Copy out all lines that carry the word "this".

--- BEGIN SOURCE EXCERPT ---

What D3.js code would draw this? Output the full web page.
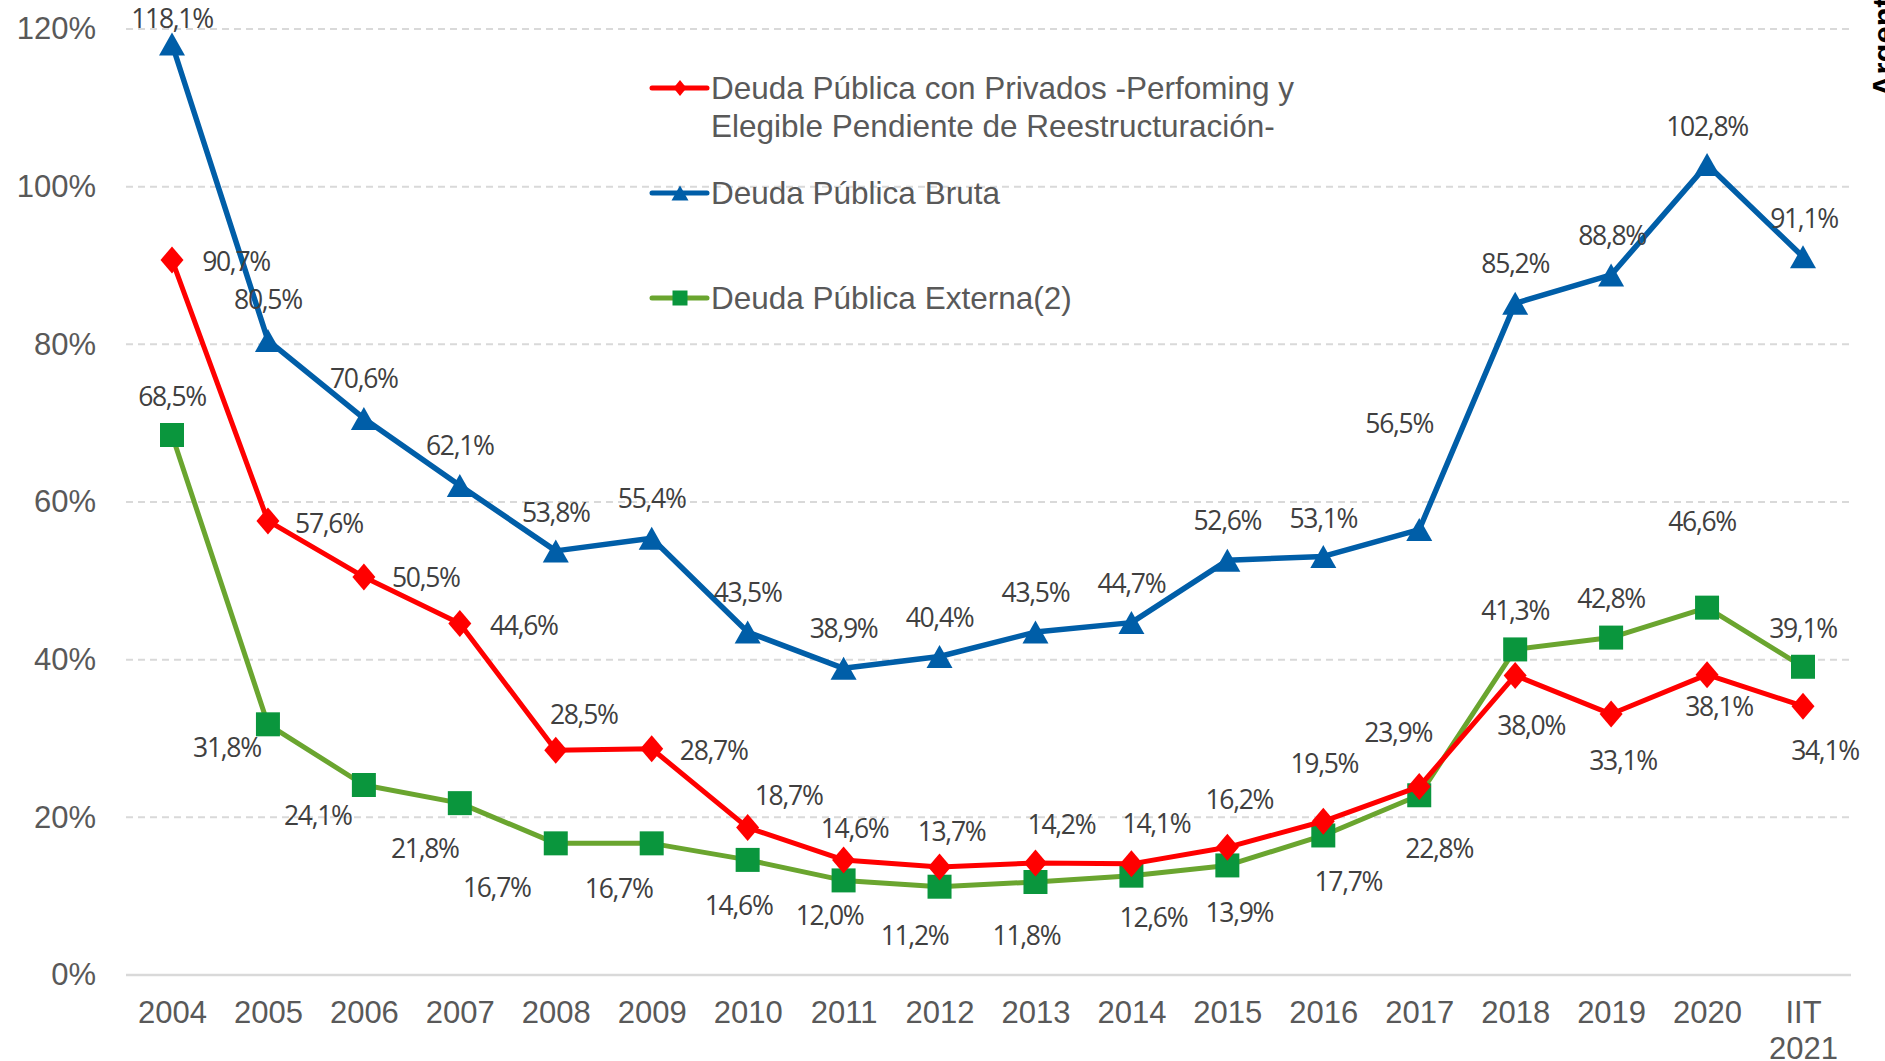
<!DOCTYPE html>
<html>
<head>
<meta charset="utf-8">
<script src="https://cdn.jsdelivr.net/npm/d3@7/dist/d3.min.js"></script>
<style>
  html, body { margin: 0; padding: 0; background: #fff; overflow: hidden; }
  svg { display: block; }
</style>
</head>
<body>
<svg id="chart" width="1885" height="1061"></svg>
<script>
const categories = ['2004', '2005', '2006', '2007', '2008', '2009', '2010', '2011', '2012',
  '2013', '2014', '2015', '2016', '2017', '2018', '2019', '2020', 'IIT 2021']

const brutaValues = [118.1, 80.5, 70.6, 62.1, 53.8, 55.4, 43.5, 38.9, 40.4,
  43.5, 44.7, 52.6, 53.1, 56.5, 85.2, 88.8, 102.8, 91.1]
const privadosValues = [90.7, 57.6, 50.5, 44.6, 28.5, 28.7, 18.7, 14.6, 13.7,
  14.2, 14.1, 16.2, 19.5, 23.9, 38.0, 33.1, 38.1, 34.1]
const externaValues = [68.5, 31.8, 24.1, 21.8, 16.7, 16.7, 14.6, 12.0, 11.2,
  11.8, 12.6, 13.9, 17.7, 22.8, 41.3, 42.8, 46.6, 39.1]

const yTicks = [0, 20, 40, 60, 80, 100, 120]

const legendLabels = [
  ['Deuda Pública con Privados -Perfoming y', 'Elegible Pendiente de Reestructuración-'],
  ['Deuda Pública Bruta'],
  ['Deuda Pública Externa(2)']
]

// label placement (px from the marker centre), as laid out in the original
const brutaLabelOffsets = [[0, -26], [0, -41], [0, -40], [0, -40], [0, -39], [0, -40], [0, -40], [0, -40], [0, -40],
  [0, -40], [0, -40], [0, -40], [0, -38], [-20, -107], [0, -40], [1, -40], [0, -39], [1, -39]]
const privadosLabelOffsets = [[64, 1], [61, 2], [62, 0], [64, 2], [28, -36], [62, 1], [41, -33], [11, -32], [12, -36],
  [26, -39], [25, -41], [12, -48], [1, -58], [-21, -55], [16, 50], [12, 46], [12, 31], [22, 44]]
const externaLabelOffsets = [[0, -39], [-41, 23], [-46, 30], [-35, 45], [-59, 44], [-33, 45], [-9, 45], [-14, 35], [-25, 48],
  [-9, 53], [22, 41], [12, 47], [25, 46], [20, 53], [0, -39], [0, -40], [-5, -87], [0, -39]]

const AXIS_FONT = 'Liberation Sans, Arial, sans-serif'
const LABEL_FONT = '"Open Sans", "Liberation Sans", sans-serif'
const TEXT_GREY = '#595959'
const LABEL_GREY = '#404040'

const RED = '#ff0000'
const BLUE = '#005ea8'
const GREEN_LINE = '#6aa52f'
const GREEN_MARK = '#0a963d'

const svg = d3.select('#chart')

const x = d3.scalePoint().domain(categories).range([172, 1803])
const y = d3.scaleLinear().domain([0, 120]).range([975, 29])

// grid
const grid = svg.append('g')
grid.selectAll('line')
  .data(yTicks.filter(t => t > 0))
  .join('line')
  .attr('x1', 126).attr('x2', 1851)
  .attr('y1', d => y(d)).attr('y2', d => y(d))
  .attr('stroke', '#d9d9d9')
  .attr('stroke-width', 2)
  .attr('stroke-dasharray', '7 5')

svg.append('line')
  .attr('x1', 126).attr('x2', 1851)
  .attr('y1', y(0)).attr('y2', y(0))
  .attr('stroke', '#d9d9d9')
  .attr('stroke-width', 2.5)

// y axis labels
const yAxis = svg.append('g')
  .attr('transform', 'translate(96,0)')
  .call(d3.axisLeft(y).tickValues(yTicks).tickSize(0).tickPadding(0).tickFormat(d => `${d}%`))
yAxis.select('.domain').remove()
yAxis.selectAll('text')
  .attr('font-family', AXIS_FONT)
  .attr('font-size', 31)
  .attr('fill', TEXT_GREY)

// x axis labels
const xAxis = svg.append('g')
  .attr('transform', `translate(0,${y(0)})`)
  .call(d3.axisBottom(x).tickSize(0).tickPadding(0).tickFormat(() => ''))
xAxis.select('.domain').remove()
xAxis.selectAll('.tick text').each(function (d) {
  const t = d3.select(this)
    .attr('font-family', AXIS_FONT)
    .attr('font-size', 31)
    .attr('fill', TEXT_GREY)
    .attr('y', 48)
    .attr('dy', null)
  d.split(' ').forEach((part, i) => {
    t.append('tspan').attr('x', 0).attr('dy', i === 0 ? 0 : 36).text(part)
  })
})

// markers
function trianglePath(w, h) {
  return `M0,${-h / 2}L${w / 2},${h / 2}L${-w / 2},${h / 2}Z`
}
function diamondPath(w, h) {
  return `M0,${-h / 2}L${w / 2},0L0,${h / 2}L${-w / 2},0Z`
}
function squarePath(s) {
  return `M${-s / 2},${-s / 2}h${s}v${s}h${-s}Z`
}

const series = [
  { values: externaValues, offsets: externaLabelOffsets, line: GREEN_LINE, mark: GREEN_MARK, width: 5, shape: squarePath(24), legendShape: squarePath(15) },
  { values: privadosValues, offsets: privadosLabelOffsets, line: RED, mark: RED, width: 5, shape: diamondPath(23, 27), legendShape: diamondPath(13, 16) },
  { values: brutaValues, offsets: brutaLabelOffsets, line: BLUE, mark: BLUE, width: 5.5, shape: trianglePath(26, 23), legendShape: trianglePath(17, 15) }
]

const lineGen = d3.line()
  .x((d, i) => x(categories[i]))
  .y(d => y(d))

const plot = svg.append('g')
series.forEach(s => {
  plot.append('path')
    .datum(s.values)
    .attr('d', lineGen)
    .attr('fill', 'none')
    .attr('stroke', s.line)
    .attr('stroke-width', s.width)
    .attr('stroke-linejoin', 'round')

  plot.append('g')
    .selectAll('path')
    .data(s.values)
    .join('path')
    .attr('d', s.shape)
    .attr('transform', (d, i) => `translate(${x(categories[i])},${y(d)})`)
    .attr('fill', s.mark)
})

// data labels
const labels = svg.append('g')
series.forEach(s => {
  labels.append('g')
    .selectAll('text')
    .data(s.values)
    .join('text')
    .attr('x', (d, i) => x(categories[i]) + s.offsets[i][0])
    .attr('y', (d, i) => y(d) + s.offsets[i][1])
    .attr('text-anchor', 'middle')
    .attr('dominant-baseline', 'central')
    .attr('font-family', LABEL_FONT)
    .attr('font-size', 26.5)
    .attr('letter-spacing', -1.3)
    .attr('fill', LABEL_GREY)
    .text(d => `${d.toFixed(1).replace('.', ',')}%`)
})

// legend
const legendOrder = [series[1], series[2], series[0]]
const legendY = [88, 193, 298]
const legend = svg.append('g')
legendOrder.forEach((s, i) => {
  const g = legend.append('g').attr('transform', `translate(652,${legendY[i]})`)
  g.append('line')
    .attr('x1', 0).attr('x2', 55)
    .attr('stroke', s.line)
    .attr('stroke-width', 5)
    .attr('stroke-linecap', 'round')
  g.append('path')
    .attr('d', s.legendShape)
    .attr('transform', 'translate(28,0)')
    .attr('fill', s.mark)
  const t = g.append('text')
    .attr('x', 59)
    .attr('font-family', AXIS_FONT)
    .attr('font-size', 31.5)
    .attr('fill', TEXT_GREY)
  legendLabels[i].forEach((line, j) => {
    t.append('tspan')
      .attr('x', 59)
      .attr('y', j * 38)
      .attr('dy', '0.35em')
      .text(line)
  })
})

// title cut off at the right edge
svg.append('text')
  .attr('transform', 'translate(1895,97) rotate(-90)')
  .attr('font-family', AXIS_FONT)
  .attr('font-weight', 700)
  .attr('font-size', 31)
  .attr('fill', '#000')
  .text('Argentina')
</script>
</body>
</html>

--- END SOURCE EXCERPT ---

**RESULT**.
What D3.js code would draw this? Output the full web page.
  const t = d3.select(this)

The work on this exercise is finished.